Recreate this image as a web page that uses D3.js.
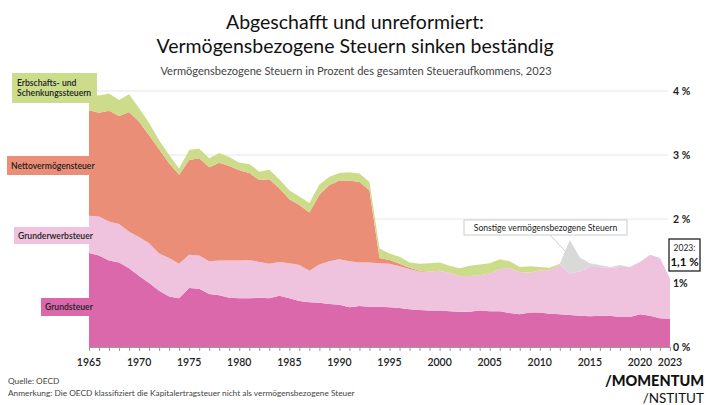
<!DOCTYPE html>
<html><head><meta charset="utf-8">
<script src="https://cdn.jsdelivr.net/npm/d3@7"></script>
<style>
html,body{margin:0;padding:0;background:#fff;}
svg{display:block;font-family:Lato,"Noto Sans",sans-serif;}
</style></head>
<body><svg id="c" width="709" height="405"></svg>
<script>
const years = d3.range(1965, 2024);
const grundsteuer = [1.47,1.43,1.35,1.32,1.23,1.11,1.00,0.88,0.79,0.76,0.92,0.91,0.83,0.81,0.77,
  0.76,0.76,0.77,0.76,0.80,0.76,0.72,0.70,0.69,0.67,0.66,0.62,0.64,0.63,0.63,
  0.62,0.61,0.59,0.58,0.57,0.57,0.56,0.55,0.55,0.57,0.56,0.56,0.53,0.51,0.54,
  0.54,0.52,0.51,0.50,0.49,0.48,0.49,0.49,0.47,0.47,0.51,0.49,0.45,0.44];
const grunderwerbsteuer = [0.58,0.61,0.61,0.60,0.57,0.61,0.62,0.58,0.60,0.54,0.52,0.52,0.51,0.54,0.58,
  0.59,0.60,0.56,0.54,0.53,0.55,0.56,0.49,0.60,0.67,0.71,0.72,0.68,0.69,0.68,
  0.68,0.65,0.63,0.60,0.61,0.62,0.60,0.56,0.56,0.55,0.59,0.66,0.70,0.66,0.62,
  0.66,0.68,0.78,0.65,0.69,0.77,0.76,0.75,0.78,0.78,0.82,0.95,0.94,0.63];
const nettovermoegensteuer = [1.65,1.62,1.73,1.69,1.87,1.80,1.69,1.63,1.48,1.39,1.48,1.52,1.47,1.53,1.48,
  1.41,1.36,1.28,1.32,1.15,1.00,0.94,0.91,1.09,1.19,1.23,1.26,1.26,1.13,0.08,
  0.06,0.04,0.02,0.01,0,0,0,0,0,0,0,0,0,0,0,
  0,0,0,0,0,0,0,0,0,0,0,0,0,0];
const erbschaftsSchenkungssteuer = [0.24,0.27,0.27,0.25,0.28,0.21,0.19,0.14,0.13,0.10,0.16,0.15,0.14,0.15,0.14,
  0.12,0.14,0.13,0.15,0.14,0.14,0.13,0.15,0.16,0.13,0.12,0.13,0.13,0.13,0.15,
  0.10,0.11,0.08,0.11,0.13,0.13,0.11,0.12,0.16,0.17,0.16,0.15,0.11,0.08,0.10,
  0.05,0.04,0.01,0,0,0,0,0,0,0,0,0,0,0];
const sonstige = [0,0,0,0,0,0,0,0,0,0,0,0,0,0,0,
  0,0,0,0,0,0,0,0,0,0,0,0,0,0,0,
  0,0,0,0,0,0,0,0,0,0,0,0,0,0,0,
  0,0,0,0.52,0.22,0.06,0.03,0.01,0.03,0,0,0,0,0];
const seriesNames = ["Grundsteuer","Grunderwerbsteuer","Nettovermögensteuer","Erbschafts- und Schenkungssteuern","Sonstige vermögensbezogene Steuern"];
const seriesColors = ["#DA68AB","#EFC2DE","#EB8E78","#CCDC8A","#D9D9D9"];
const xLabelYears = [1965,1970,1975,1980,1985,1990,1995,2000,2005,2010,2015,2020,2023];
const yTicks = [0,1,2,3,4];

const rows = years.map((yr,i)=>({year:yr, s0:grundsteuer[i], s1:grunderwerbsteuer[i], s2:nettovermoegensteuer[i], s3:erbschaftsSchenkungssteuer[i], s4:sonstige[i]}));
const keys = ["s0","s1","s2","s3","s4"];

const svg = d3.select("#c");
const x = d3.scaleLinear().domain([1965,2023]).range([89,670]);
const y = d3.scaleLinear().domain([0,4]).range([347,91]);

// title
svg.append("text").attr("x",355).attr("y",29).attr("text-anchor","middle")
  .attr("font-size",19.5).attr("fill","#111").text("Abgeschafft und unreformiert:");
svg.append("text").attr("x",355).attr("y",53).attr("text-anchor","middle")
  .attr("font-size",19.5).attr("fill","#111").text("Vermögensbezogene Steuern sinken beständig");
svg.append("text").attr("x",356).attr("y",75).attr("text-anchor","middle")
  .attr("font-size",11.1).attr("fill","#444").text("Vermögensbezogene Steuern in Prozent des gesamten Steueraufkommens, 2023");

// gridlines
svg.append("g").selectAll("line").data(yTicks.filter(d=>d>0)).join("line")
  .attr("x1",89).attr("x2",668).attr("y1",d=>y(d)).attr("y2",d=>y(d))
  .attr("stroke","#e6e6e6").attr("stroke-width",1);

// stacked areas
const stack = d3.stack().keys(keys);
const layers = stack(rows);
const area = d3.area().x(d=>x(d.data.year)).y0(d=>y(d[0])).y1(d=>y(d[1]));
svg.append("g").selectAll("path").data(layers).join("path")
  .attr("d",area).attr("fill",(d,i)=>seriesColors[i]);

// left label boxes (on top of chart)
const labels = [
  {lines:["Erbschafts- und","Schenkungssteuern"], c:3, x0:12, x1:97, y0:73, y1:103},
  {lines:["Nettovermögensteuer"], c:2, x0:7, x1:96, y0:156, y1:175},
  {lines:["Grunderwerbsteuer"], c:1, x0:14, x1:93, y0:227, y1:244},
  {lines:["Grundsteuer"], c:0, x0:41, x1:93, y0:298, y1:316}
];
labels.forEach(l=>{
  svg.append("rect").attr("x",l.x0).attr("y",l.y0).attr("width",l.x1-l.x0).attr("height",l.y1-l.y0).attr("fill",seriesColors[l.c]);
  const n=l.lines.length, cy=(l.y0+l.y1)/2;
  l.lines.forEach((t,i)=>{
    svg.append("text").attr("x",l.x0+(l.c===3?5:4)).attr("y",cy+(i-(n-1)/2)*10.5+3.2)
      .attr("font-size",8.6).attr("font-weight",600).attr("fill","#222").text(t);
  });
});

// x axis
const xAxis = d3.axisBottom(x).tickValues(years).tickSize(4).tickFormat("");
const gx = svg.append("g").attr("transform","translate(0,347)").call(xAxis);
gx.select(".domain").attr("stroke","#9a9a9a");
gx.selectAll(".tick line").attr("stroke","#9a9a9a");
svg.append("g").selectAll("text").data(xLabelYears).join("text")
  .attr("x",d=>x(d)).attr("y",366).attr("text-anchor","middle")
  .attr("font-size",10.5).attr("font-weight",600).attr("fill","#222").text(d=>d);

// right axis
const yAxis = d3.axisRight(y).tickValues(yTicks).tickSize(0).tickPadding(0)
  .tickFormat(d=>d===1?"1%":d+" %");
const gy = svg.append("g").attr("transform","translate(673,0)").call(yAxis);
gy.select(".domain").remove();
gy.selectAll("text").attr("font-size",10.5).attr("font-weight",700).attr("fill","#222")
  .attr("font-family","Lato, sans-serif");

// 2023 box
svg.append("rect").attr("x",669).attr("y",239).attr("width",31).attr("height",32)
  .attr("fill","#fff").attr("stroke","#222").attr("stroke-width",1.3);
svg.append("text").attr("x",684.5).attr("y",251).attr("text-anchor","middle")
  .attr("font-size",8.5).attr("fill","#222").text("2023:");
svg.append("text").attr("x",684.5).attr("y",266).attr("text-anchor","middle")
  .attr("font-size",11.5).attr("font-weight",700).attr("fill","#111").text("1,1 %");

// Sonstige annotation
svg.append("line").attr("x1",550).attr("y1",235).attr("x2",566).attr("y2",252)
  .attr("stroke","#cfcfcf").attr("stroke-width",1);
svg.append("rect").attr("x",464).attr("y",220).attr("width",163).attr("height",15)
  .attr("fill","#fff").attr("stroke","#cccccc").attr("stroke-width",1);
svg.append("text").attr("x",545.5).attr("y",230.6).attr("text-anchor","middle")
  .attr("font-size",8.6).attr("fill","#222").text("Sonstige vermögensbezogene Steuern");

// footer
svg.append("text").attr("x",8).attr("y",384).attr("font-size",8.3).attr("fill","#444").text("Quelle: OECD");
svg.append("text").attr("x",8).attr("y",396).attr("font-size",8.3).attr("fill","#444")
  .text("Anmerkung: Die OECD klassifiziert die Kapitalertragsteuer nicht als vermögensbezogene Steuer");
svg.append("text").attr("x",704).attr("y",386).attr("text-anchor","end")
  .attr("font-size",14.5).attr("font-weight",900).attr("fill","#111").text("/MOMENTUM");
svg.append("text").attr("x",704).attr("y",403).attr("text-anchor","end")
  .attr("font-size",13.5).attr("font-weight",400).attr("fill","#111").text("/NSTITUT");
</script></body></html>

........

● **DIRECTIVE**
Emit the lines of the material exactly, from its first line to the line containing "const yTicks = [0,1,2,3,4];", inclusive; leave every picture out.

● **WRITTEN ANSWER**
Recreate this image as a web page that uses D3.js.
<!DOCTYPE html>
<html><head><meta charset="utf-8">
<script src="https://cdn.jsdelivr.net/npm/d3@7"></script>
<style>
html,body{margin:0;padding:0;background:#fff;}
svg{display:block;font-family:Lato,"Noto Sans",sans-serif;}
</style></head>
<body><svg id="c" width="709" height="405"></svg>
<script>
const years = d3.range(1965, 2024);
const grundsteuer = [1.47,1.43,1.35,1.32,1.23,1.11,1.00,0.88,0.79,0.76,0.92,0.91,0.83,0.81,0.77,
  0.76,0.76,0.77,0.76,0.80,0.76,0.72,0.70,0.69,0.67,0.66,0.62,0.64,0.63,0.63,
  0.62,0.61,0.59,0.58,0.57,0.57,0.56,0.55,0.55,0.57,0.56,0.56,0.53,0.51,0.54,
  0.54,0.52,0.51,0.50,0.49,0.48,0.49,0.49,0.47,0.47,0.51,0.49,0.45,0.44];
const grunderwerbsteuer = [0.58,0.61,0.61,0.60,0.57,0.61,0.62,0.58,0.60,0.54,0.52,0.52,0.51,0.54,0.58,
  0.59,0.60,0.56,0.54,0.53,0.55,0.56,0.49,0.60,0.67,0.71,0.72,0.68,0.69,0.68,
  0.68,0.65,0.63,0.60,0.61,0.62,0.60,0.56,0.56,0.55,0.59,0.66,0.70,0.66,0.62,
  0.66,0.68,0.78,0.65,0.69,0.77,0.76,0.75,0.78,0.78,0.82,0.95,0.94,0.63];
const nettovermoegensteuer = [1.65,1.62,1.73,1.69,1.87,1.80,1.69,1.63,1.48,1.39,1.48,1.52,1.47,1.53,1.48,
  1.41,1.36,1.28,1.32,1.15,1.00,0.94,0.91,1.09,1.19,1.23,1.26,1.26,1.13,0.08,
  0.06,0.04,0.02,0.01,0,0,0,0,0,0,0,0,0,0,0,
  0,0,0,0,0,0,0,0,0,0,0,0,0,0];
const erbschaftsSchenkungssteuer = [0.24,0.27,0.27,0.25,0.28,0.21,0.19,0.14,0.13,0.10,0.16,0.15,0.14,0.15,0.14,
  0.12,0.14,0.13,0.15,0.14,0.14,0.13,0.15,0.16,0.13,0.12,0.13,0.13,0.13,0.15,
  0.10,0.11,0.08,0.11,0.13,0.13,0.11,0.12,0.16,0.17,0.16,0.15,0.11,0.08,0.10,
  0.05,0.04,0.01,0,0,0,0,0,0,0,0,0,0,0];
const sonstige = [0,0,0,0,0,0,0,0,0,0,0,0,0,0,0,
  0,0,0,0,0,0,0,0,0,0,0,0,0,0,0,
  0,0,0,0,0,0,0,0,0,0,0,0,0,0,0,
  0,0,0,0.52,0.22,0.06,0.03,0.01,0.03,0,0,0,0,0];
const seriesNames = ["Grundsteuer","Grunderwerbsteuer","Nettovermögensteuer","Erbschafts- und Schenkungssteuern","Sonstige vermögensbezogene Steuern"];
const seriesColors = ["#DA68AB","#EFC2DE","#EB8E78","#CCDC8A","#D9D9D9"];
const xLabelYears = [1965,1970,1975,1980,1985,1990,1995,2000,2005,2010,2015,2020,2023];
const yTicks = [0,1,2,3,4];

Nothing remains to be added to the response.